Hundreds of protesters took to the street in Mozambique's capital Monday to protest health ministry policies that they say are jeopardizing HIV care in one of the world's worst affected countries.
The protesters marched to the health ministry, where they handed a letter to minister Ivo Garrido demanding better treatment and more privacy for patients with HIV, which affects 16 percent of adult Mozambicans.
Health authorities closed specialised HIV centres this year, blending treatment into the broader healthcare system, saying that the separate centres contributed to stigma surrounding the disease.
But activists say the closures were followed by a dramatic drop in patients seeking treatment.
HIV patients have special green health insurance cards that immediately reveal their status to other patients in general clinics, the activists argue.
"Due to the decision of closing the (day hospitals), there are more and more people who abandon the treatment; the number of deaths are increasing; the compliance to the treatment is decreasing; discrimination against people affected by HIV/Aids is dramatically increasing," march organisers said in a statement.
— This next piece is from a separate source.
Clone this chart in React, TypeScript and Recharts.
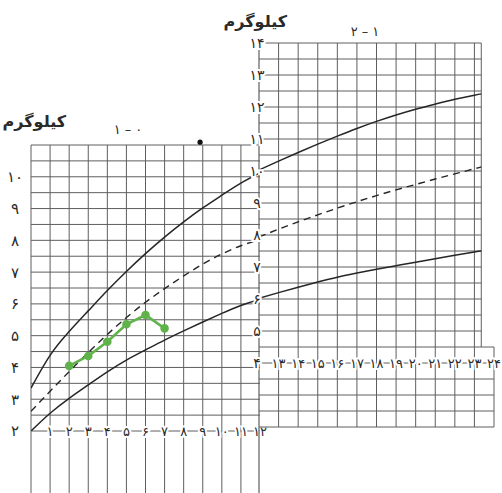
import React from "react";
import {
  ComposedChart,
  Line,
  XAxis,
  YAxis,
  ReferenceLine,
  ReferenceDot,
} from "recharts";

// age 0-1 year (months) and weight reference curves, kg
const MONTHS_0_1 = [0, 1, 2, 3, 4, 5, 6, 7, 8, 9, 10, 11, 12];
const UPPER_0_1 = [3.35, 4.38, 5.13, 5.78, 6.42, 7.02, 7.58, 8.1, 8.58, 9.02, 9.42, 9.8, 10.12];
const MEDIAN_0_1 = [2.62, 3.25, 3.87, 4.47, 5.04, 5.57, 6.05, 6.48, 6.88, 7.25, 7.57, 7.83, 8.03];
const LOWER_0_1 = [2.0, 2.56, 3.03, 3.45, 3.86, 4.23, 4.55, 4.86, 5.15, 5.43, 5.7, 5.95, 6.15];

// the child's measurements (green)
const CHILD_MONTHS = [2, 3, 4, 5, 6, 7];
const CHILD_WEIGHT = [4.05, 4.36, 4.81, 5.36, 5.65, 5.23];

// age 1-2 years (months), the printed grid stops a bit before month 24
const MONTHS_1_2 = [12, 13, 14, 15, 16, 17, 18, 19, 20, 21, 22, 23, 23.35];
const UPPER_1_2 = [10.03, 10.31, 10.58, 10.84, 11.09, 11.33, 11.55, 11.75, 11.93, 12.09, 12.24, 12.37, 12.41];
const MEDIAN_1_2 = [7.94, 8.18, 8.41, 8.63, 8.84, 9.04, 9.23, 9.41, 9.58, 9.75, 9.91, 10.07, 10.13];
const LOWER_1_2 = [6.02, 6.2, 6.37, 6.53, 6.68, 6.81, 6.93, 7.04, 7.15, 7.26, 7.37, 7.47, 7.5];

// tick labels
const LEFT_X_TICKS = [1, 2, 3, 4, 5, 6, 7, 8, 9, 10, 11, 12];
const LEFT_Y_TICKS = [2, 3, 4, 5, 6, 7, 8, 9, 10];
const RIGHT_X_TICKS = [13, 14, 15, 16, 17, 18, 19, 20, 21, 22, 23, 24];
const RIGHT_Y_TICKS = [4, 5, 6, 7, 8, 9, 10, 11, 12, 13, 14];

// grid lines
const LEFT_H_GRID = [2, 2.5, 3, 3.5, 4, 4.5, 5, 5.5, 6, 6.5, 7, 7.5, 8, 8.5, 9, 9.5, 10, 10.5, 11];
const LEFT_V_GRID = [0, 1, 2, 3, 4, 5, 6, 7, 8, 9, 10, 11];
const RIGHT_H_GRID_TOP = [5, 5.5, 6, 6.5, 7, 7.5, 8, 8.5, 9, 9.5, 10, 10.5, 11, 11.5, 12, 12.5, 13, 13.5, 14];
const RIGHT_H_GRID_LOW = [2, 2.5, 3, 3.5, 4, 4.5];
const RIGHT_V_GRID = [13, 14, 15, 16, 17, 18, 19, 20, 21, 22, 23];

const INK_SPOT = { month: 8.86, kg: 11.09 };

const W = 502;
const H = 493;
const AXIS_W = 30; // room the y axes take inside the left margin
const AXIS_H = 20; // room the x axes take inside the bottom margin
const GRID = "#5e5e5e";
const CURVE = "#262626";
const GREEN = "#5fb34a";
const INK = "#2a2a2a";
const FONT = "DejaVu Sans, sans-serif";

const fa = (n: number) =>
  String(n).replace(/[0-9]/g, (d) => "۰۱۲۳۴۵۶۷۸۹"[Number(d)]);

const HaloText = ({ x, y, text, size }: { x: number; y: number; text: string; size: number }) => (
  <text
    x={x}
    y={y}
    dy="0.36em"
    textAnchor="middle"
    fontSize={size}
    fontFamily={FONT}
    fill={INK}
    stroke="#fff"
    strokeWidth={4}
    paintOrder="stroke"
  >
    {text}
  </text>
);

const leftData = MONTHS_0_1.map((m, i) => ({
  month: m,
  upper: UPPER_0_1[i],
  median: MEDIAN_0_1[i],
  lower: LOWER_0_1[i],
}));
const childData = CHILD_MONTHS.map((m, i) => ({ month: m, weight: CHILD_WEIGHT[i] }));
const rightData = MONTHS_1_2.map((m, i) => ({
  month: m,
  upper: UPPER_1_2[i],
  median: MEDIAN_1_2[i],
  lower: LOWER_1_2[i],
}));

const seg = (x1: number, y1: number, x2: number, y2: number) => [
  { x: x1, y: y1 },
  { x: x2, y: y2 },
];

export default function App() {
  return (
    <div
      style={{
        position: "fixed",
        left: 0,
        top: 0,
        width: W,
        height: H,
        background: "#fff",
        overflow: "hidden",
      }}
    >
      {/* 0-1 year panel */}
      <div style={{ position: "absolute", left: 0, top: 0 }}>
        <ComposedChart
          width={W}
          height={H}
          data={leftData}
          margin={{ top: 145, right: 242, bottom: 62 - AXIS_H, left: 31 - AXIS_W }}
        >
          <XAxis
            dataKey="month"
            type="number"
            domain={[0, 12]}
            ticks={LEFT_X_TICKS}
            interval={0}
            height={AXIS_H}
            axisLine={false}
            tickLine={false}
            tickSize={0}
            tickMargin={0}
            allowDataOverflow
            tick={(p: any) => <HaloText x={p.x} y={p.y} text={fa(p.payload.value)} size={13} />}
          />
          <YAxis
            type="number"
            domain={[2, 11]}
            ticks={LEFT_Y_TICKS}
            interval={0}
            width={AXIS_W}
            axisLine={false}
            tickLine={false}
            tickSize={0}
            tickMargin={0}
            allowDataOverflow
            tick={(p: any) => <HaloText x={p.x - 16} y={p.y} text={fa(p.payload.value)} size={15} />}
          />
          {LEFT_H_GRID.map((v) => (
            <ReferenceLine key={`lh${v}`} segment={seg(0, v, 12, v)} stroke={GRID} strokeWidth={1} ifOverflow="visible" />
          ))}
          {LEFT_V_GRID.map((m) => (
            <ReferenceLine key={`lv${m}`} segment={seg(m, 11, m, 0.02)} stroke={GRID} strokeWidth={1} ifOverflow="visible" />
          ))}
          <ReferenceDot x={INK_SPOT.month} y={INK_SPOT.kg} r={2.6} fill="#111" stroke="none" ifOverflow="visible" />
          <Line dataKey="upper" type="natural" stroke={CURVE} strokeWidth={1.5} dot={false} isAnimationActive={false} />
          <Line dataKey="median" type="natural" stroke={CURVE} strokeWidth={1.4} strokeDasharray="7 5" dot={false} isAnimationActive={false} />
          <Line dataKey="lower" type="natural" stroke={CURVE} strokeWidth={1.5} dot={false} isAnimationActive={false} />
          <Line
            data={childData}
            dataKey="weight"
            type="linear"
            stroke={GREEN}
            strokeWidth={2.6}
            dot={{ r: 3, fill: GREEN, stroke: GREEN }}
            isAnimationActive={false}
          />
        </ComposedChart>
      </div>

      {/* 1-2 year panel */}
      <div style={{ position: "absolute", left: 0, top: 0 }}>
        <ComposedChart
          width={W}
          height={H}
          data={rightData}
          margin={{ top: 43, right: 8, bottom: 130 - AXIS_H, left: 259 - AXIS_W }}
        >
          <XAxis
            dataKey="month"
            type="number"
            domain={[12, 24]}
            ticks={RIGHT_X_TICKS}
            interval={0}
            height={AXIS_H}
            axisLine={false}
            tickLine={false}
            tickSize={0}
            tickMargin={0}
            allowDataOverflow
            tick={(p: any) => <HaloText x={p.x} y={p.y} text={fa(p.payload.value)} size={13} />}
          />
          <YAxis
            type="number"
            domain={[4, 14]}
            ticks={RIGHT_Y_TICKS}
            interval={0}
            width={AXIS_W}
            axisLine={false}
            tickLine={false}
            tickSize={0}
            tickMargin={0}
            allowDataOverflow
            tick={(p: any) => <HaloText x={p.x - 2} y={p.y} text={fa(p.payload.value)} size={14} />}
          />
          {RIGHT_H_GRID_TOP.map((v) => (
            <ReferenceLine key={`rh${v}`} segment={seg(12, v, 23.35, v)} stroke={GRID} strokeWidth={1} ifOverflow="visible" />
          ))}
          {RIGHT_H_GRID_LOW.map((v) => (
            <ReferenceLine key={`rl${v}`} segment={seg(12, v, 24, v)} stroke={GRID} strokeWidth={1} ifOverflow="visible" />
          ))}
          {RIGHT_V_GRID.map((m) => (
            <ReferenceLine key={`rv${m}`} segment={seg(m, 14, m, 2)} stroke={GRID} strokeWidth={1} ifOverflow="visible" />
          ))}
          <ReferenceLine segment={seg(23.35, 14, 23.35, 4.5)} stroke={GRID} strokeWidth={1} ifOverflow="visible" />
          <ReferenceLine segment={seg(24, 4.5, 24, 2)} stroke={GRID} strokeWidth={1} ifOverflow="visible" />
          <ReferenceLine segment={seg(12, 14, 12, -0.2)} stroke={GRID} strokeWidth={1.2} ifOverflow="visible" />
          <Line dataKey="upper" type="natural" stroke={CURVE} strokeWidth={1.5} dot={false} isAnimationActive={false} />
          <Line dataKey="median" type="natural" stroke={CURVE} strokeWidth={1.4} strokeDasharray="7 5" dot={false} isAnimationActive={false} />
          <Line dataKey="lower" type="natural" stroke={CURVE} strokeWidth={1.5} dot={false} isAnimationActive={false} />
        </ComposedChart>
      </div>

      {/* titles */}
      <div dir="rtl" style={{ position: "absolute", left: 4, top: 112, width: 62, textAlign: "center", fontFamily: FONT, fontSize: 16, fontWeight: 600, color: INK }}>
        کیلوگرم
      </div>
      <div style={{ position: "absolute", left: 106, top: 122, width: 44, textAlign: "center", fontFamily: FONT, fontSize: 13, color: INK }}>
        ۱ – ۰
      </div>
      <div dir="rtl" style={{ position: "absolute", left: 225, top: 12, width: 62, textAlign: "center", fontFamily: FONT, fontSize: 16, fontWeight: 600, color: INK }}>
        کیلوگرم
      </div>
      <div style={{ position: "absolute", left: 343, top: 24, width: 44, textAlign: "center", fontFamily: FONT, fontSize: 13, color: INK }}>
        ۲ – ۱
      </div>
    </div>
  );
}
Christian Reed, a medical anthropologist studying HIV treatment in Mozambique, said the number of patients seeking treatment in Pemba, in the north, dropped from about 50 to three or four a day after the local day hospital closed.
"The ones who don't want their families to know are not coming," Reed said.
"Access to services is more difficult now," Reed added. "Where you used to have a hospital full of HIV specialists ... now everybody's mixed together."
Health authorities announced the closure of the day hospitals in February.
Non-governmental organisation workers say the move was also meant to free up a ratio of one doctor for every 23,000 people.